One thing I’ve learned from playing and researching board games and discussing them with all of you is that each player has his or her own ideal luck/strategy balance, and there are games all along the luck/strategy spectrum to suit you no matter your tastes. The current rules structure of Rivals for Catan has too much luck for me, but with one of the theme decks there is certainly some strategy (garnering resources, pursuing certain points bonuses) and I think that underneath this game somewhere is a better strategy/luck balance.

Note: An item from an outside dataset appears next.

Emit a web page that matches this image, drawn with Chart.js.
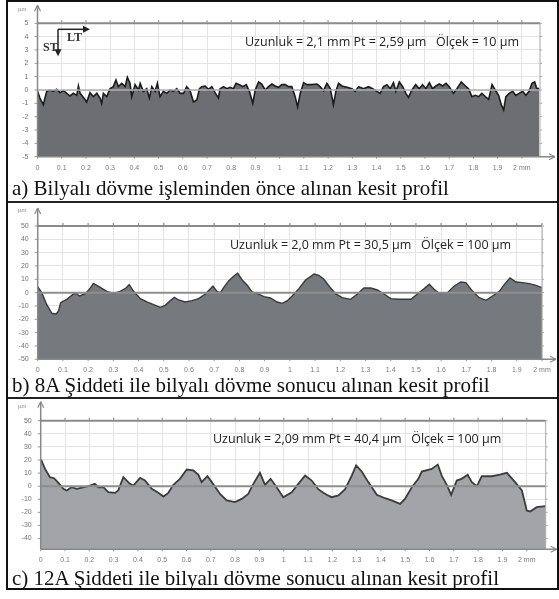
<!DOCTYPE html>
<html lang="tr">
<head>
<meta charset="utf-8">
<title>Kesit profilleri</title>
<script src="https://cdn.jsdelivr.net/npm/chart.js@4.4.1/dist/chart.umd.min.js"></script>
<style>
  html, body { margin: 0; padding: 0; background: #fff; }
  #page { position: relative; width: 559px; height: 599px; overflow: hidden; background: #fff; }
  .frame { position: absolute; left: 6px; top: 0; width: 549px; height: 586px; border: 2px solid #111; box-sizing: content-box; }
  .sep { position: absolute; left: 8px; width: 549px; height: 2px; background: #222; }
  .panel { position: absolute; left: 8px; }
  .cap { position: absolute; left: 12px; font-family: 'Liberation Serif', 'Times New Roman', serif; font-size: 21px; line-height: 21px; color: #111; white-space: nowrap; }
  .note { position: absolute; font-family: 'Open Sans', 'Noto Sans', sans-serif; font-size: 12.5px; line-height: 16px; color: #222; white-space: nowrap; }
  .unit { position: absolute; left: 18px; font-family: 'Liberation Sans', Arial, sans-serif; font-size: 6px; line-height: 6px; color: #888; }
  .dir { position: absolute; font-family: 'Liberation Serif', 'Times New Roman', serif; font-size: 12px; line-height: 12px; font-weight: bold; color: #333; }
</style>
</head>
<body>
<div id="page">
  <div class="frame"></div>
  <div class="sep" style="top:201px"></div>
  <div class="sep" style="top:397px"></div>

  <div class="panel" style="top:3px"><canvas id="chartA" width="550" height="172"></canvas></div>
  <div class="panel" style="top:204px"><canvas id="chartB" width="550" height="170"></canvas></div>
  <div class="panel" style="top:400px"><canvas id="chartC" width="550" height="168"></canvas></div>

  <div class="unit" style="top:6px">µm</div>
  <div class="unit" style="top:207px">µm</div>
  <div class="unit" style="top:403px">µm</div>

  <div class="dir" style="left:43px;top:41px">ST</div>
  <div class="dir" style="left:67px;top:31px">LT</div>

  <div class="note" style="left:245px;top:34px">Uzunluk = 2,1 mm Pt = 2,59 µm&nbsp;&nbsp; Ölçek = 10 µm</div>
  <div class="note" style="left:230px;top:237px">Uzunluk = 2,0 mm Pt = 30,5 µm&nbsp;&nbsp; Ölçek = 100 µm</div>
  <div class="note" style="left:213px;top:431px">Uzunluk = 2,09 mm Pt = 40,4 µm&nbsp;&nbsp; Ölçek = 100 µm</div>

  <div class="cap" style="top:178px">a) Bilyalı dövme işleminden önce alınan kesit profil</div>
  <div class="cap" style="top:375px">b) 8A Şiddeti ile bilyalı dövme sonucu alınan kesit profil</div>
  <div class="cap" style="top:568px">c) 12A Şiddeti ile bilyalı dövme sonucu alınan kesit profil</div>
</div>

<script>
// Position along the trace (mm) and surface height (µm) for each profile.
const profileA_mm = [0.000,0.010,0.024,0.038,0.052,0.065,0.079,0.093,0.107,0.121,0.134,0.148,0.162,0.169,0.176,0.189,0.203,0.217,0.231,0.245,0.258,0.265,0.272,0.286,0.300,0.313,0.324,0.334,0.348,0.362,0.371,0.382,0.389,0.403,0.417,0.424,0.437,0.451,0.462,0.472,0.486,0.495,0.506,0.520,0.534,0.548,0.561,0.575,0.589,0.603,0.616,0.630,0.644,0.658,0.669,0.678,0.692,0.706,0.720,0.733,0.747,0.754,0.768,0.782,0.795,0.809,0.820,0.834,0.848,0.862,0.875,0.889,0.899,0.913,0.926,0.940,0.954,0.968,0.981,0.995,1.009,1.023,1.036,1.050,1.064,1.074,1.085,1.099,1.112,1.133,1.154,1.167,1.181,1.195,1.209,1.222,1.232,1.243,1.257,1.278,1.298,1.312,1.326,1.346,1.367,1.384,1.401,1.415,1.429,1.443,1.457,1.470,1.480,1.494,1.508,1.521,1.532,1.546,1.562,1.576,1.590,1.604,1.618,1.631,1.645,1.659,1.673,1.687,1.700,1.718,1.732,1.750,1.767,1.780,1.794,1.808,1.822,1.835,1.849,1.863,1.877,1.890,1.904,1.915,1.925,1.934,1.948,1.962,1.975,1.989,2.003,2.017,2.030,2.042,2.053,2.062,2.072];
const profileA_um = [-0.1,-0.6,-1.1,-0.1,0,-0.1,0.05,-0.2,-0.05,-0.25,-0.45,-0.25,-0.4,0.3,-0.25,-0.55,-0.9,-0.2,-0.5,-0.25,-0.6,-1.0,-0.25,-0.5,0.1,0.25,0.75,0.25,0.5,0.25,0.95,0.5,-0.5,0.4,0,0.5,-0.1,0.1,-0.6,0.25,-0.1,0.5,-0.5,-0.1,-0.25,0,-0.1,0.1,-0.25,-0.25,0.25,-0.05,-0.9,-0.75,0.1,0.25,0.3,0.05,0.25,-0.2,-0.6,0.1,0.25,0.1,0.2,0.1,0.5,0.4,0.25,0.4,-0.1,-1.0,0,0.6,0.45,0,0.25,0.45,0.3,0.2,0.4,0.4,0.25,0.25,-0.5,-1.25,-0.25,0.55,0.4,0.4,0.45,0.25,-0.05,0.5,0.1,-1.1,-0.1,0.5,0.3,0.2,0.1,-0.1,0.25,0.1,0.25,0.1,-0.1,-0.25,0.25,0.4,0.1,0.55,-0.1,0.6,0.25,-0.25,-0.55,0,0.4,0.1,0.4,0.1,0.55,0.1,0.3,0.45,0.3,0.5,0.25,-0.25,0.1,0.6,0.3,0.1,-0.5,-0.4,-0.5,-0.25,-0.5,-0.7,0.4,0,-0.4,-1.1,-1.5,-0.5,-0.25,-0.1,-0.4,-0.25,-0.1,-0.4,-0.1,0.5,0.6,0.1,0.1];

const profileB_mm = [0.000,0.016,0.036,0.056,0.073,0.082,0.091,0.115,0.142,0.152,0.165,0.188,0.205,0.221,0.248,0.274,0.301,0.327,0.347,0.363,0.380,0.407,0.433,0.460,0.486,0.506,0.526,0.542,0.559,0.585,0.612,0.638,0.665,0.695,0.711,0.725,0.738,0.758,0.778,0.793,0.811,0.831,0.850,0.870,0.897,0.923,0.950,0.970,0.990,1.009,1.036,1.062,1.082,1.096,1.115,1.135,1.155,1.182,1.208,1.241,1.268,1.294,1.321,1.347,1.374,1.400,1.433,1.480,1.506,1.533,1.553,1.572,1.592,1.625,1.652,1.678,1.698,1.725,1.751,1.778,1.804,1.831,1.851,1.873,1.897,1.923,1.950,1.976,2.000];
const profileB_um = [4.5,0,-9,-15.5,-16,-14,-7.5,-5,-1,-0.5,-2.5,-1,2.5,7,4,1,-0.5,1,3,6,1,-4.5,-7,-9,-11,-9.5,-6,-3.5,-5.5,-7,-6,-4.5,-1,5,1,0,4,9,12.5,14.5,9.5,5.5,0.5,-0.5,-3,-4,-7,-8,-6,-2.5,3,9.5,12,14,13,10,5,-1,-3.75,-5,-1,3.5,3.5,2,-1,-4.5,-5,-5,-1,3,6.25,2.5,-0.5,0,5,8,7.5,1,-3.75,-5.75,-2.5,1,6.25,11,8,7.5,6.75,5.5,3.75];

const profileC_mm = [0.001,0.018,0.038,0.055,0.073,0.093,0.107,0.127,0.148,0.175,0.203,0.223,0.237,0.258,0.278,0.306,0.319,0.340,0.367,0.381,0.409,0.429,0.457,0.484,0.505,0.525,0.546,0.573,0.601,0.628,0.649,0.662,0.686,0.704,0.738,0.765,0.800,0.827,0.854,0.875,0.902,0.923,0.946,0.971,0.998,1.033,1.060,1.088,1.115,1.143,1.163,1.177,1.197,1.225,1.252,1.280,1.298,1.321,1.348,1.383,1.417,1.444,1.479,1.499,1.527,1.554,1.568,1.609,1.634,1.650,1.671,1.689,1.712,1.732,1.757,1.774,1.795,1.815,1.856,1.890,1.918,1.952,1.980,2.000,2.014,2.041,2.078];
const profileC_um = [20.4,13.2,6.9,6.1,2.5,-2,-3.3,-0.8,-2,-1,0.5,1.8,-0.8,-0.8,-4.6,-5.1,-3.3,6.9,1.8,0.5,6.4,4.3,-2,-5.1,-7.9,-5.1,1,5.6,12.7,12,8.7,3.1,7.6,3.1,-5.9,-10.9,-12.2,-9.7,-5.9,1.8,10.2,1,5.6,-0.8,-8.4,-4.6,1.8,8.1,4.3,-2.5,-5.1,-6.6,-8.4,-7.1,-2.5,8.1,15.8,11.2,3.1,-6.6,-9.2,-10.9,-13.5,-9.7,-0.8,5.6,11.2,13.2,16.5,8.1,1,-6.6,4.3,5.6,8.7,3.1,0,7.6,7.6,8.9,10.2,3.1,-3.3,-18.6,-19.3,-16,-15.3];

// Axis ticks
const xTicksMm = [0,0.1,0.2,0.3,0.4,0.5,0.6,0.7,0.8,0.9,1,1.1,1.2,1.3,1.4,1.5,1.6,1.7,1.8,1.9,2];
const yTicksA = [5,4,3,2,1,0,-1,-2,-3,-4,-5];
const yTicksB = [50,40,30,20,10,0,-10,-20,-30,-40,-50];
const yTicksC = [50,40,30,20,10,0,-10,-20,-30,-40];

function xLabel(v) {
  if (Math.abs(v - 2) < 1e-9) return '2 mm';
  return String(Math.round(v * 10) / 10);
}

function seg(ctx, x1, y1, x2, y2, color, w) {
  ctx.beginPath();
  ctx.moveTo(x1, y1);
  ctx.lineTo(x2, y2);
  ctx.strokeStyle = color;
  ctx.lineWidth = w;
  ctx.stroke();
}

// Instrument-style frame: top/right borders, arrowed axes, zero line and tick marks.
const framePlugin = {
  id: 'frame',
  afterDatasetsDraw(chart, args, o) {
    const { ctx, chartArea: a, scales: { x, y } } = chart;
    ctx.save();
    const y0 = y.getPixelForValue(0);
    seg(ctx, a.left, y0, a.right, y0, o.zeroColor, o.zeroWidth);
    seg(ctx, a.left, a.top, a.right, a.top, '#8a8a8a', 2);
    seg(ctx, a.right, a.top, a.right, a.bottom, '#a8a8a8', 1);
    x.ticks.forEach(t => {
      const px = x.getPixelForValue(t.value);
      seg(ctx, px, a.top - 3, px, a.top - 1, '#8a8a8a', 1.2);
      seg(ctx, px, a.bottom, px, a.bottom + 2, '#999', 1);
    });
    y.ticks.forEach(t => {
      const py = y.getPixelForValue(t.value);
      seg(ctx, a.right, py, a.right + 2, py, '#aaa', 1);
      seg(ctx, a.left - 3, py, a.left, py, '#999', 1);
    });
    // x axis with open arrow head
    const ax = a.right + o.arrowX;
    seg(ctx, a.left, a.bottom, ax, a.bottom, '#888', 1.5);
    seg(ctx, ax - 6, a.bottom - 3, ax, a.bottom, '#888', 1.2);
    seg(ctx, ax - 6, a.bottom + 3, ax, a.bottom, '#888', 1.2);
    // y axis with open arrow head
    const ay = a.top - o.arrowY;
    seg(ctx, a.left, a.bottom, a.left, ay, '#888', 1.5);
    seg(ctx, a.left - 3, ay + 6, a.left, ay, '#888', 1.2);
    seg(ctx, a.left + 3, ay + 6, a.left, ay, '#888', 1.2);
    if (o.dirs) {
      // ST (down) / LT (right) orientation marks
      const ox = a.left + 20.5, oy = a.top + 6;
      ctx.fillStyle = '#222';
      seg(ctx, ox, oy, ox, oy + 22, '#222', 1.5);
      seg(ctx, ox, oy, ox + 27, oy, '#222', 1.5);
      ctx.beginPath();
      ctx.moveTo(ox - 3.5, oy + 20); ctx.lineTo(ox + 3.5, oy + 20); ctx.lineTo(ox, oy + 27); ctx.closePath(); ctx.fill();
      ctx.beginPath();
      ctx.moveTo(ox + 25, oy - 3.5); ctx.lineTo(ox + 25, oy + 3.5); ctx.lineTo(ox + 32, oy); ctx.closePath(); ctx.fill();
    }
    ctx.restore();
  }
};

function profileChart(id, xs, ys, yTicks, p) {
  const tickFont = { family: "'Liberation Sans', Arial, sans-serif", size: 7 };
  return new Chart(document.getElementById(id), {
    type: 'line',
    data: {
      datasets: [{
        data: xs.map((v, i) => ({ x: v, y: ys[i] })),
        borderColor: p.line,
        borderWidth: p.lw,
        backgroundColor: p.fill,
        fill: 'start',
        pointRadius: 0,
        tension: 0
      }]
    },
    options: {
      responsive: false,
      animation: false,
      events: [],
      layout: { padding: { top: p.top, right: p.right, left: 0, bottom: 0 } },
      plugins: {
        legend: { display: false },
        tooltip: { enabled: false },
        frame: { zeroColor: p.zeroColor, zeroWidth: p.zeroWidth, arrowX: p.arrowX, arrowY: p.arrowY, dirs: p.dirs }
      },
      scales: {
        x: {
          type: 'linear', min: 0, max: p.xMax,
          afterFit: s => { s.height = p.bottom; },
          afterBuildTicks: s => { s.ticks = xTicksMm.filter(v => v <= p.xMax + 1e-9).map(v => ({ value: v })); },
          ticks: { callback: v => xLabel(v), font: tickFont, color: '#7a7a7a', maxRotation: 0, autoSkip: false, padding: 7 },
          grid: { color: '#e4e4e4', lineWidth: 1, drawTicks: false },
          border: { display: false }
        },
        y: {
          type: 'linear', min: p.yMin, max: p.yMax,
          afterFit: s => { s.width = p.left; },
          afterBuildTicks: s => { s.ticks = yTicks.map(v => ({ value: v })); },
          ticks: { callback: v => String(v), font: tickFont, color: '#737373', padding: 9 },
          grid: { color: '#e4e4e4', lineWidth: 1, drawTicks: false },
          border: { display: false }
        }
      }
    },
    plugins: [framePlugin]
  });
}

profileChart('chartA', profileA_mm, profileA_um, yTicksA, {
  xMax: 2.075, yMin: -5, yMax: 5, left: 29.5, top: 20.3, right: 18, bottom: 18.3,
  line: '#1c1c1c', lw: 1.6, fill: '#6c6e72', zeroColor: '#b0b0b0', zeroWidth: 1.5,
  arrowX: 15, arrowY: 18, dirs: true
});
profileChart('chartB', profileB_mm, profileB_um, yTicksB, {
  xMax: 2.0, yMin: -50, yMax: 50, left: 29.7, top: 22, right: 16, bottom: 14.7,
  line: '#3a3a3a', lw: 1.4, fill: '#76797d', zeroColor: '#8e8e8e', zeroWidth: 2,
  arrowX: 14, arrowY: 18, dirs: false
});
profileChart('chartC', profileC_mm, profileC_um, yTicksC, {
  xMax: 2.078, yMin: -48.2, yMax: 50, left: 32.7, top: 20.7, right: 12.3, bottom: 18.7,
  line: '#3c3c3c', lw: 1.8, fill: '#a2a4a7', zeroColor: '#8e8e8e', zeroWidth: 2,
  arrowX: 11, arrowY: 19, dirs: false
});
</script>
</body>
</html>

The rules indicate that an expansion pack is coming in 2011, restoring the “Tournament rules” (where you build your own deck, choosing cards from the original set and one theme set) from the expansion pack to the original Catan card game, which gives the game more of a Dominion-like feel and shifts control back to the players. Those rules are still available on the Catan site and are easily adapted to work with this game, but without them, you’re relying too much on dice rolls and card draws for this to approach the degree of strategy involved in the core Settlers game, let alone that in little-or-no-luck games like Puerto Rico.
Keith,
I would suggest giving Spoon a chance. Transference is neither their best album (nor the one I would start with). I would highly recommend Gimme Fiction if you’re less familiar with their work. Also, as competition for best album of 2010, I’d check out Grizzly Bear’s Veckatimest. It’s a solid, eclectic collection of songs. Unfortunately, otherwise, it’s been a really lousy year for new music.
Jon
As I’ve now played about 20 or so games of Rivals online (about half of them Theme, and half of them Duel, where you essentially use all the theme decks), I haven’t really found the luck thing to be too bad…say any worse than regular Settlers or Settlers C&K. Given the ability to sift the deck (and especially with the potentially powerful Parish Hall to cut the sifting to one resource and not two), I find that when I’m playing a better player I get beat handily (say 13-9 or 13-10) and when I’m playing a definitely worse player I’m winning 13-9, or 13-10. Sometimes the losers score is as low as 8 or 7 and sometimes it’s 11.
The worse “luck” is not so much the production die rolls or the card draws, but is the event die. I’ve had some games where a player gets a trade advantage and then the trade balance just seems to come up continually such that one player just gets on a run. With that said, I think one solid strategy is to head straight for the trade advantage.
Transference is definitely not the Spoon album to start with. I think “Girls Can Tell” is their best work, by far. Keith, I know how big you are on Arcade Fire. I was at the MSG concert that you can watch in its entirety on Youtube. In summation: it was the greatest concert I have ever been to. Oh, and Spoon opened, which made it that much cooler…
I am a fan of both How I got Over and Lisbon – both good albums. I HIGHLY recommend Local Natives – Gorilla Manor.
Totally unrelated to Rivals but has anyone tried the Fishermen add-on for the board game? Opinions?